One of my clients told me a story that made my blood boil. He’s working at a plant that slated to close at the end of the summer. I asked if he’s going to get a severance. He said probably not. The company, which has always been profitable, is declaring bankruptcy to avoid paying severance. My client has only been with the company three years, so he doesn’t face the problem many of his co-workers do: bankruptcy would enable the company to bail out on its pension payments.
This isn’t the first time I’ve heard this story lately. One of my clients works for a large airline. Half of his pension was lost in a restructuring. Workers across the company are facing this creative accounting/legal trick.
If a company is failing, it should have the option of bankruptcy. If a company simply wants to save money, it should not be able to declare bankruptcy. Citizens have restrictions placed on declaring bankruptcy. There is pain involved. For big business? It’s all good.
Writing for In These Times, Josh Eidelson profiles American Airlines’ bankruptcy and the effect it is having on the company’s workers. Part of the story is how Bain Capital, Mitt Romney’s former company, is the consulting firm guiding the bankruptcy. One union official quips that Romney is a “job cremator.”
Politics aside, American Airlines/AMR has asked for and received concessions from its unions. The company is using bankruptcy as a tool to break its current contracts. Employees will be moved from pensions to 401(K) plans – the kind that Wall Street loves to serves. There will also be layoffs.

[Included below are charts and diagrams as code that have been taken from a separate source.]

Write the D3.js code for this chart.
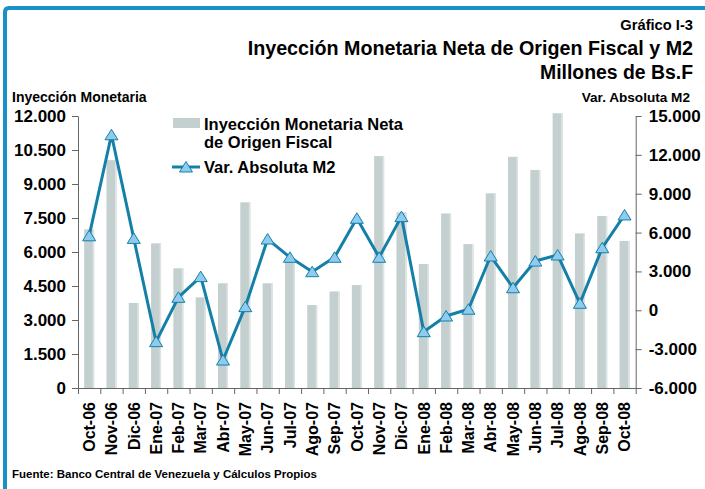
<!DOCTYPE html>
<html>
<head>
<meta charset="utf-8">
<script src="https://cdn.jsdelivr.net/npm/d3@7"></script>
<style>
  body { margin: 0; background: #fff; }
  svg { display: block; font-family: "Liberation Sans", Arial, sans-serif; font-weight: bold; }
</style>
</head>
<body>
<script>
const [width, height] = [705, 489];

const months = ['Oct-06', 'Nov-06', 'Dic-06', 'Ene-07', 'Feb-07', 'Mar-07', 'Abr-07', 'May-07',
  'Jun-07', 'Jul-07', 'Ago-07', 'Sep-07', 'Oct-07', 'Nov-07', 'Dic-07', 'Ene-08', 'Feb-08',
  'Mar-08', 'Abr-08', 'May-08', 'Jun-08', 'Jul-08', 'Ago-08', 'Sep-08', 'Oct-08'];
// Inyección Monetaria Neta de Origen Fiscal (left axis)
const inyeccion = [7000, 10050, 3750, 6380, 5280, 4000, 4620, 8190, 4620, 5570, 3660, 4260,
  4540, 10230, 7750, 5470, 7700, 6350, 8590, 10200, 9620, 12120, 6820, 7590, 6490];
// Var. Absoluta M2 (right axis)
const varM2 = [5750, 13550, 5550, -2420, 1000, 2600, -3840, 280, 5500, 4090, 2980, 4090,
  7100, 4090, 7230, -1650, -440, 80, 4190, 1740, 3800, 4270, 540, 4830, 7360];
const leftTicks = [0, 1500, 3000, 4500, 6000, 7500, 9000, 10500, 12000];
const rightTicks = [-6000, -3000, 0, 3000, 6000, 9000, 12000, 15000];

const data = months.map((m, i) => ({ m, bar: inyeccion[i], line: varM2[i] }));

const locale = d3.formatLocale({ decimal: ',', thousands: '.', grouping: [3], currency: ['', ''], minus: '-' });
const fmt = locale.format(',d');

const barColor = '#c4cfcf';
const lineColor = '#1480a8';
const blue = '#1a91c6';

const svg = d3.select('body').append('svg')
  .attr('width', width)
  .attr('height', height);

// frame
svg.append('path')
  .attr('d', `M5,${height} L5,12 Q5,8 9,8 L${width},8`)
  .attr('fill', 'none')
  .attr('stroke', blue)
  .attr('stroke-width', 4);

const [x0, x1, yTop, yBot] = [78, 635.7, 116, 388];

const x = d3.scaleBand().domain(months).range([x0, x1]).padding(0);
const xi = d3.scaleLinear().domain([0, months.length]).range([x0, x1]);
const yL = d3.scaleLinear().domain([0, 12000]).range([yBot, yTop]);
const yR = d3.scaleLinear().domain([-6000, 15000]).range([yBot, yTop]);

// titles
svg.append('text').attr('x', 693).attr('y', 30).attr('text-anchor', 'end')
  .style('font-size', '14.7px').text('Gráfico I-3');
svg.append('text').attr('x', 693).attr('y', 55).attr('text-anchor', 'end')
  .style('font-size', '19.7px').text('Inyección Monetaria Neta de Origen Fiscal y M2');
svg.append('text').attr('x', 693).attr('y', 79).attr('text-anchor', 'end')
  .style('font-size', '19.4px').text('Millones de Bs.F');
svg.append('text').attr('x', 12).attr('y', 102)
  .style('font-size', '14px').text('Inyección Monetaria');
svg.append('text').attr('x', 690).attr('y', 102).attr('text-anchor', 'end')
  .style('font-size', '13.6px').text('Var. Absoluta M2');
svg.append('text').attr('x', 12).attr('y', 478)
  .style('font-size', '11.5px').text('Fuente: Banco Central de Venezuela y Cálculos Propios');

// bars
const barW = 10;
const bars = svg.append('g').attr('class', 'bars');
bars.selectAll('rect.bar')
  .data(data)
  .join('rect')
  .attr('class', 'bar')
  .attr('x', d => x(d.m) + (x.bandwidth() - barW) / 2)
  .attr('width', barW)
  .attr('y', d => yL(d.bar))
  .attr('height', d => yL(0) - yL(d.bar))
  .attr('fill', barColor);
bars.selectAll('rect.edge')
  .data(data)
  .join('rect')
  .attr('class', 'edge')
  .attr('x', d => x(d.m) + (x.bandwidth() + barW) / 2 - 1.5)
  .attr('width', 1.5)
  .attr('y', d => yL(d.bar))
  .attr('height', d => yL(0) - yL(d.bar))
  .attr('fill', '#dde4e4');

// axes
const axisStyle = g => {
  g.selectAll('path.domain').attr('stroke', '#666');
  g.selectAll('.tick line').attr('stroke', '#666');
  g.selectAll('.tick text').attr('fill', '#000')
    .style('font-family', '"Liberation Sans", Arial, sans-serif')
    .style('font-weight', 'bold');
};

svg.append('g')
  .attr('transform', `translate(${x0},0)`)
  .call(d3.axisLeft(yL).tickValues(leftTicks).tickFormat(fmt).tickSize(6).tickPadding(6).tickSizeOuter(0))
  .call(axisStyle)
  .call(g => g.selectAll('.tick text').style('font-size', '17px'));

svg.append('g')
  .attr('transform', `translate(${x1},0)`)
  .call(d3.axisRight(yR).tickValues(rightTicks).tickFormat(fmt).tickSize(6).tickPadding(7).tickSizeOuter(0))
  .call(axisStyle)
  .call(g => g.selectAll('.tick text').style('font-size', '17px'));

svg.append('g')
  .attr('transform', `translate(0,${yBot})`)
  .call(d3.axisBottom(xi).tickValues(d3.range(months.length + 1)).tickFormat('').tickSize(6).tickSizeOuter(0))
  .call(axisStyle);

svg.append('g')
  .attr('transform', `translate(0,${yBot})`)
  .call(d3.axisBottom(x).tickSize(0).tickPadding(0))
  .call(g => g.select('path.domain').remove())
  .call(axisStyle)
  .call(g => g.selectAll('.tick text')
    .style('font-size', '16px')
    .attr('transform', 'rotate(-90)')
    .attr('text-anchor', 'end')
    .attr('x', -14)
    .attr('y', 0)
    .attr('dy', '0.36em'));

// line
const line = d3.line()
  .x(d => x(d.m) + x.bandwidth() / 2)
  .y(d => yR(d.line));

svg.append('path')
  .datum(data)
  .attr('d', line)
  .attr('fill', 'none')
  .attr('stroke', lineColor)
  .attr('stroke-width', 3)
  .attr('stroke-linejoin', 'round');

const tri = 'M0,-5.5 L6.5,5 L-6.5,5 Z';
svg.append('g').selectAll('path')
  .data(data)
  .join('path')
  .attr('d', tri)
  .attr('transform', d => `translate(${x(d.m) + x.bandwidth() / 2},${yR(d.line)})`)
  .attr('fill', '#8ecbef')
  .attr('stroke', lineColor)
  .attr('stroke-width', 1);

// legend
const legend = svg.append('g').style('font-size', '16.5px');
legend.append('rect')
  .attr('x', 173).attr('y', 118).attr('width', 27).attr('height', 10)
  .attr('fill', barColor);
legend.append('text').attr('x', 204).attr('y', 130).text('Inyección Monetaria Neta');
legend.append('text').attr('x', 204).attr('y', 148).text('de Origen Fiscal');
legend.append('line')
  .attr('x1', 172).attr('x2', 200).attr('y1', 167).attr('y2', 167)
  .attr('stroke', lineColor).attr('stroke-width', 3);
legend.append('path')
  .attr('d', tri)
  .attr('transform', 'translate(186,167)')
  .attr('fill', '#8ecbef')
  .attr('stroke', lineColor);
legend.append('text').attr('x', 204).attr('y', 173).text('Var. Absoluta M2');
</script>
</body>
</html>
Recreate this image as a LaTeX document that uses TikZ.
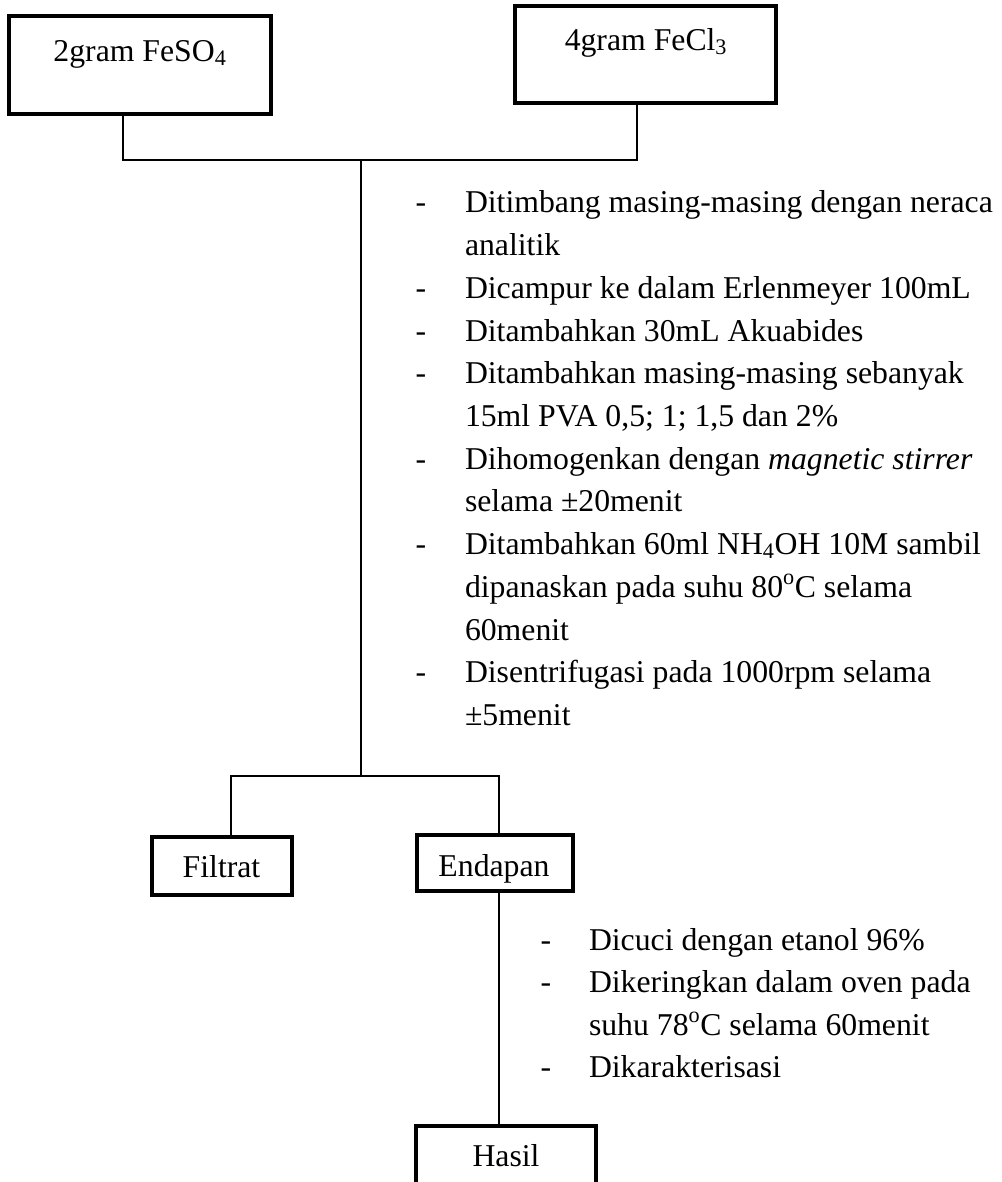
\documentclass[tikz,border=0pt]{standalone}
\usepackage{fontspec}
\setmainfont{Liberation Serif}
\begin{document}
\begin{tikzpicture}[x=0.75pt,y=-0.75pt,
  every node/.style={font=\fontsize{23.8pt}{28pt}\selectfont, inner sep=0pt, outer sep=0pt},
  box/.style={draw, line width=3.2pt, rectangle},
  conn/.style={line width=1pt},
  txt/.style={anchor=base west},
  dashmark/.style={anchor=base}]
\useasboundingbox (0,0) rectangle (1001,1182);
\fill[white] (0,0) rectangle (1001,1182);
% boxes
\node[box, minimum width={262*0.75pt}, minimum height={98*0.75pt}] (b1) at (140,65) {};
\node[box, minimum width={261*0.75pt}, minimum height={97*0.75pt}] (b2) at (645.5,54.5) {};
\node[box, minimum width={140*0.75pt}, minimum height={58*0.75pt}] (filt) at (222,866) {};
\node[box, minimum width={156*0.75pt}, minimum height={56*0.75pt}] (endp) at (495,863) {};
\node[box, minimum width={180*0.75pt}, minimum height={76*0.75pt}] (hasil) at (506,1164) {};
% box texts
\node[anchor=base] (t1) at (140,61) {2gram FeSO\textsubscript{4}};
\node[anchor=base] (t2) at (646,50) {4gram FeCl\textsubscript{3}};
\node[anchor=base] (tf) at (221.5,877) {Filtrat};
\node[anchor=base] (te) at (494,876) {Endapan};
\node[anchor=base] (th) at (506,1166) {Hasil};
% connectors
\coordinate (c1) at (123,160);
\coordinate (c2) at (637,160);
\coordinate (jm) at (361,160);
\coordinate (js) at (361,776);
\coordinate (sl) at (231,776);
\coordinate (sr) at (499,776);
\draw[conn] (c1 |- b1.south) -- (c1) -- (c2) -- (c2 |- b2.south);
\draw[conn] (jm) -- (js);
\draw[conn] (sl |- filt.north) -- (sl) -- (sr) -- (sr |- endp.north);
\draw[conn] (sr |- endp.south) -- (sr |- hasil.north);
% first list
\node[dashmark] (d1) at (421,212) {-};
\node[txt] (l1) at (465,212) {Ditimbang masing-masing dengan neraca};
\node[txt] (l2) at (465,255) {analitik};
\node[dashmark] (d2) at (421,298) {-};
\node[txt] (l3) at (465,298) {Dicampur ke dalam Erlenmeyer 100mL};
\node[dashmark] (d3) at (421,341) {-};
\node[txt] (l4) at (465,341) {Ditambahkan 30mL Akuabides};
\node[dashmark] (d4) at (421,383) {-};
\node[txt] (l5) at (465,383) {Ditambahkan masing-masing sebanyak};
\node[txt] (l6) at (465,426) {15ml PVA 0,5; 1; 1,5 dan 2\%};
\node[dashmark] (d5) at (421,469) {-};
\node[txt] (l7) at (465,469) {Dihomogenkan dengan \textit{magnetic stirrer}};
\node[txt] (l8) at (465,511) {selama ±20menit};
\node[dashmark] (d6) at (421,554) {-};
\node[txt] (l9) at (465,554) {Ditambahkan 60ml NH\textsubscript{4}OH 10M sambil};
\node[txt] (l10) at (465,597) {dipanaskan pada suhu 80\textsuperscript{o}C selama};
\node[txt] (l11) at (465,640) {60menit};
\node[dashmark] (d7) at (421,682) {-};
\node[txt] (l12) at (465,682) {Disentrifugasi pada 1000rpm selama};
\node[txt] (l13) at (465,725) {±5menit};
% second list
\node[dashmark] (e1) at (546,950) {-};
\node[txt] (m1) at (589,950) {Dicuci dengan etanol 96\%};
\node[dashmark] (e2) at (546,992) {-};
\node[txt] (m2) at (589,992) {Dikeringkan dalam oven pada};
\node[txt] (m3) at (589,1035) {suhu 78\textsuperscript{o}C selama 60menit};
\node[dashmark] (e3) at (546,1077) {-};
\node[txt] (m4) at (589,1077) {Dikarakterisasi};
\end{tikzpicture}
\end{document}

One of my clients has worked for this company. She has lost half of her pension and hasn’t had a raise for the last few years. It leads one to ask: Is American Airlines financially bankrupt or morally corrupt?
Update: The number of employees being cut by American is 13,000. The "lucky" employees who keep their jobs face steep cuts in salary and benefits. Don't listen to cliches about job creators -- large corporations only care about more and more profit. People mean nothing to them.